§ GOAL
Copy the material that follows word for word and omit its pictures.

§ SOURCE EXCERPT
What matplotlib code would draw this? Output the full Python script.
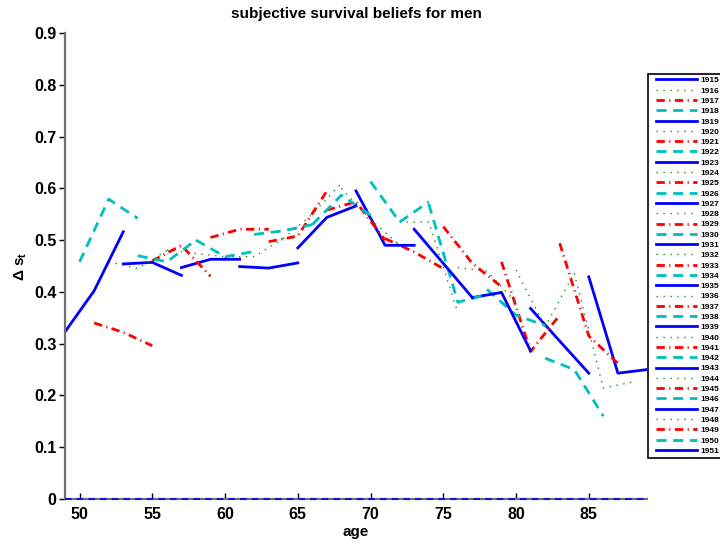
import matplotlib
matplotlib.use("Agg")
import matplotlib.pyplot as plt
from matplotlib.patches import Rectangle
from matplotlib.ticker import FixedLocator, FuncFormatter

plt.rcParams['font.family'] = ['Liberation Sans', 'DejaVu Sans']
plt.rcParams['font.weight'] = 'bold'
plt.rcParams['mathtext.fontset'] = 'custom'
plt.rcParams['mathtext.rm'] = 'Liberation Sans:bold'
plt.rcParams['mathtext.it'] = 'Liberation Sans:bold'
plt.rcParams['mathtext.bf'] = 'Liberation Sans:bold'

# birth cohorts (legend order)
cohorts = ["1915", "1916", "1917", "1918", "1919", "1920", "1921", "1922", "1923",
           "1924", "1925", "1926", "1927", "1928", "1929", "1930", "1931", "1932",
           "1933", "1934", "1935", "1936", "1937", "1938", "1939", "1940", "1941",
           "1942", "1943", "1944", "1945", "1946", "1947", "1948", "1949", "1950",
           "1951"]

# ages at which each cohort is observed
ages = [[85, 87, 89], [84, 86, 88], [83, 85, 87], [82, 84, 86], [81, 83, 85],
        [80, 82, 84], [79, 81, 83], [78, 80, 82], [77, 79, 81], [76, 78, 80],
        [75, 77, 79], [74, 76, 78], [73, 75, 77], [72, 74, 76], [71, 73, 75],
        [70, 72, 74], [69, 71, 73], [68, 70, 72], [67, 69, 71], [66, 68, 70],
        [65, 67, 69], [64, 66, 68], [63, 65, 67], [62, 64, 66], [61, 63, 65],
        [60, 62, 64], [59, 61, 63], [58, 60, 62], [57, 59, 61], [56, 58, 60],
        [55, 57, 59], [54, 56, 58], [53, 55, 57], [52, 54, 56], [51, 53, 55],
        [50, 52, 54], [49, 51, 53]]

# delta s_t
delta_s = [[0.429, 0.243, 0.250], [0.436, 0.214, 0.226], [0.494, 0.315, 0.262],
           [0.272, 0.250, 0.160], [0.368, 0.305, 0.243], [0.442, 0.333, 0.436],
           [0.458, 0.285, 0.355], [0.405, 0.355, 0.335], [0.389, 0.399, 0.286],
           [0.447, 0.440, 0.380], [0.526, 0.455, 0.410], [0.570, 0.380, 0.395],
           [0.521, 0.455, 0.389], [0.535, 0.535, 0.360], [0.503, 0.477, 0.445],
           [0.613, 0.535, 0.574], [0.595, 0.490, 0.490], [0.600, 0.540, 0.490],
           [0.558, 0.574, 0.500], [0.530, 0.587, 0.548], [0.485, 0.544, 0.566],
           [0.503, 0.550, 0.610], [0.497, 0.508, 0.595], [0.511, 0.518, 0.530],
           [0.449, 0.446, 0.456], [0.468, 0.468, 0.503], [0.505, 0.521, 0.521],
           [0.500, 0.468, 0.478], [0.447, 0.463, 0.463], [0.481, 0.474, 0.468],
           [0.460, 0.490, 0.430], [0.470, 0.458, 0.500], [0.454, 0.457, 0.432],
           [0.458, 0.445, 0.480], [0.340, 0.322, 0.296], [0.458, 0.579, 0.542],
           [0.323, 0.402, 0.516]]

# matlab style cycle: b-, g:, r-., c--
styles = [dict(color='#0000ff', lw=2.0, ls='-'),
          dict(color='#228b22', lw=1.0, ls=(0, (1, 4))),
          dict(color='#ff0000', lw=2.0, ls=(0, (3, 1.6, 0.4, 1.6))),
          dict(color='#00bfbf', lw=2.0, ls=(0, (3.6, 2.4)))]

fig = plt.figure(figsize=(7.2, 5.44), dpi=100)
ax = fig.add_axes([0.0903, 0.0827, 0.8083, 0.8566])

for i, lab in enumerate(cohorts):
    ax.plot(ages[i], delta_s[i], label=lab, **styles[i % 4])

# zero reference line
ax.plot([49, 89], [0, 0], color='#0000ff', lw=1.2, ls=(0, (4, 3)), zorder=3, clip_on=False)

ax.set_xlim(49, 89)
ax.set_ylim(0, 0.9)
ax.xaxis.set_major_locator(FixedLocator([50, 55, 60, 65, 70, 75, 80, 85]))
ax.yaxis.set_major_locator(FixedLocator([0, 0.1, 0.2, 0.3, 0.4, 0.5, 0.6, 0.7, 0.8, 0.9]))
ax.yaxis.set_major_formatter(FuncFormatter(lambda v, p: "0" if v == 0 else "%.1f" % v))
ax.tick_params(axis='both', labelsize=11.5, length=4, width=1, colors='black')
ax.tick_params(axis='x', direction='in', pad=6)
ax.tick_params(axis='y', direction='out', pad=2)
for s in ['top', 'right']:
    ax.spines[s].set_visible(False)
for s in ['left', 'bottom']:
    ax.spines[s].set_color('#707070')
    ax.spines[s].set_linewidth(1.6)

ax.set_title("subjective survival beliefs for men", fontsize=11, fontweight='bold', pad=11)
ax.set_xlabel("age", fontsize=11, fontweight='bold', labelpad=2)
ax.set_ylabel(r"$\Delta\ s_t$", fontsize=11, labelpad=4)

# legend box, running off the right edge as in the original
fig.patches.append(Rectangle((0.9, 1 - 458 / 544), 0.15, (458 - 74) / 544,
                             transform=fig.transFigure, facecolor='white',
                             edgecolor='black', lw=1.2, zorder=4))
leg = fig.legend(loc='upper left', bbox_to_anchor=(656 / 720, 1 - 76.5 / 544),
                 prop={'weight': 'bold', 'size': 6}, frameon=False,
                 handlelength=4.92, handletextpad=0.36, labelspacing=0.295,
                 borderpad=0, borderaxespad=0)
leg.set_zorder(5)

fig.savefig("out.png", dpi=100)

§ FINAL RESULT
What matplotlib code would draw this? Output the full Python script.
import matplotlib
matplotlib.use("Agg")
import matplotlib.pyplot as plt
from matplotlib.patches import Rectangle
from matplotlib.ticker import FixedLocator, FuncFormatter

plt.rcParams['font.family'] = ['Liberation Sans', 'DejaVu Sans']
plt.rcParams['font.weight'] = 'bold'
plt.rcParams['mathtext.fontset'] = 'custom'
plt.rcParams['mathtext.rm'] = 'Liberation Sans:bold'
plt.rcParams['mathtext.it'] = 'Liberation Sans:bold'
plt.rcParams['mathtext.bf'] = 'Liberation Sans:bold'

# birth cohorts (legend order)
cohorts = ["1915", "1916", "1917", "1918", "1919", "1920", "1921", "1922", "1923",
           "1924", "1925", "1926", "1927", "1928", "1929", "1930", "1931", "1932",
           "1933", "1934", "1935", "1936", "1937", "1938", "1939", "1940", "1941",
           "1942", "1943", "1944", "1945", "1946", "1947", "1948", "1949", "1950",
           "1951"]

# ages at which each cohort is observed
ages = [[85, 87, 89], [84, 86, 88], [83, 85, 87], [82, 84, 86], [81, 83, 85],
        [80, 82, 84], [79, 81, 83], [78, 80, 82], [77, 79, 81], [76, 78, 80],
        [75, 77, 79], [74, 76, 78], [73, 75, 77], [72, 74, 76], [71, 73, 75],
        [70, 72, 74], [69, 71, 73], [68, 70, 72], [67, 69, 71], [66, 68, 70],
        [65, 67, 69], [64, 66, 68], [63, 65, 67], [62, 64, 66], [61, 63, 65],
        [60, 62, 64], [59, 61, 63], [58, 60, 62], [57, 59, 61], [56, 58, 60],
        [55, 57, 59], [54, 56, 58], [53, 55, 57], [52, 54, 56], [51, 53, 55],
        [50, 52, 54], [49, 51, 53]]

# delta s_t
delta_s = [[0.429, 0.243, 0.250], [0.436, 0.214, 0.226], [0.494, 0.315, 0.262],
           [0.272, 0.250, 0.160], [0.368, 0.305, 0.243], [0.442, 0.333, 0.436],
           [0.458, 0.285, 0.355], [0.405, 0.355, 0.335], [0.389, 0.399, 0.286],
           [0.447, 0.440, 0.380], [0.526, 0.455, 0.410], [0.570, 0.380, 0.395],
           [0.521, 0.455, 0.389], [0.535, 0.535, 0.360], [0.503, 0.477, 0.445],
           [0.613, 0.535, 0.574], [0.595, 0.490, 0.490], [0.600, 0.540, 0.490],
           [0.558, 0.574, 0.500], [0.530, 0.587, 0.548], [0.485, 0.544, 0.566],
           [0.503, 0.550, 0.610], [0.497, 0.508, 0.595], [0.511, 0.518, 0.530],
           [0.449, 0.446, 0.456], [0.468, 0.468, 0.503], [0.505, 0.521, 0.521],
           [0.500, 0.468, 0.478], [0.447, 0.463, 0.463], [0.481, 0.474, 0.468],
           [0.460, 0.490, 0.430], [0.470, 0.458, 0.500], [0.454, 0.457, 0.432],
           [0.458, 0.445, 0.480], [0.340, 0.322, 0.296], [0.458, 0.579, 0.542],
           [0.323, 0.402, 0.516]]

# matlab style cycle: b-, g:, r-., c--
styles = [dict(color='#0000ff', lw=2.0, ls='-'),
          dict(color='#228b22', lw=1.0, ls=(0, (1, 4))),
          dict(color='#ff0000', lw=2.0, ls=(0, (3, 1.6, 0.4, 1.6))),
          dict(color='#00bfbf', lw=2.0, ls=(0, (3.6, 2.4)))]

fig = plt.figure(figsize=(7.2, 5.44), dpi=100)
ax = fig.add_axes([0.0903, 0.0827, 0.8083, 0.8566])

for i, lab in enumerate(cohorts):
    ax.plot(ages[i], delta_s[i], label=lab, **styles[i % 4])

# zero reference line
ax.plot([49, 89], [0, 0], color='#0000ff', lw=1.2, ls=(0, (4, 3)), zorder=3, clip_on=False)

ax.set_xlim(49, 89)
ax.set_ylim(0, 0.9)
ax.xaxis.set_major_locator(FixedLocator([50, 55, 60, 65, 70, 75, 80, 85]))
ax.yaxis.set_major_locator(FixedLocator([0, 0.1, 0.2, 0.3, 0.4, 0.5, 0.6, 0.7, 0.8, 0.9]))
ax.yaxis.set_major_formatter(FuncFormatter(lambda v, p: "0" if v == 0 else "%.1f" % v))
ax.tick_params(axis='both', labelsize=11.5, length=4, width=1, colors='black')
ax.tick_params(axis='x', direction='in', pad=6)
ax.tick_params(axis='y', direction='out', pad=2)
for s in ['top', 'right']:
    ax.spines[s].set_visible(False)
for s in ['left', 'bottom']:
    ax.spines[s].set_color('#707070')
    ax.spines[s].set_linewidth(1.6)

ax.set_title("subjective survival beliefs for men", fontsize=11, fontweight='bold', pad=11)
ax.set_xlabel("age", fontsize=11, fontweight='bold', labelpad=2)
ax.set_ylabel(r"$\Delta\ s_t$", fontsize=11, labelpad=4)

# legend box, running off the right edge as in the original
fig.patches.append(Rectangle((0.9, 1 - 458 / 544), 0.15, (458 - 74) / 544,
                             transform=fig.transFigure, facecolor='white',
                             edgecolor='black', lw=1.2, zorder=4))
leg = fig.legend(loc='upper left', bbox_to_anchor=(656 / 720, 1 - 76.5 / 544),
                 prop={'weight': 'bold', 'size': 6}, frameon=False,
                 handlelength=4.92, handletextpad=0.36, labelspacing=0.295,
                 borderpad=0, borderaxespad=0)
leg.set_zorder(5)

fig.savefig("out.png", dpi=100)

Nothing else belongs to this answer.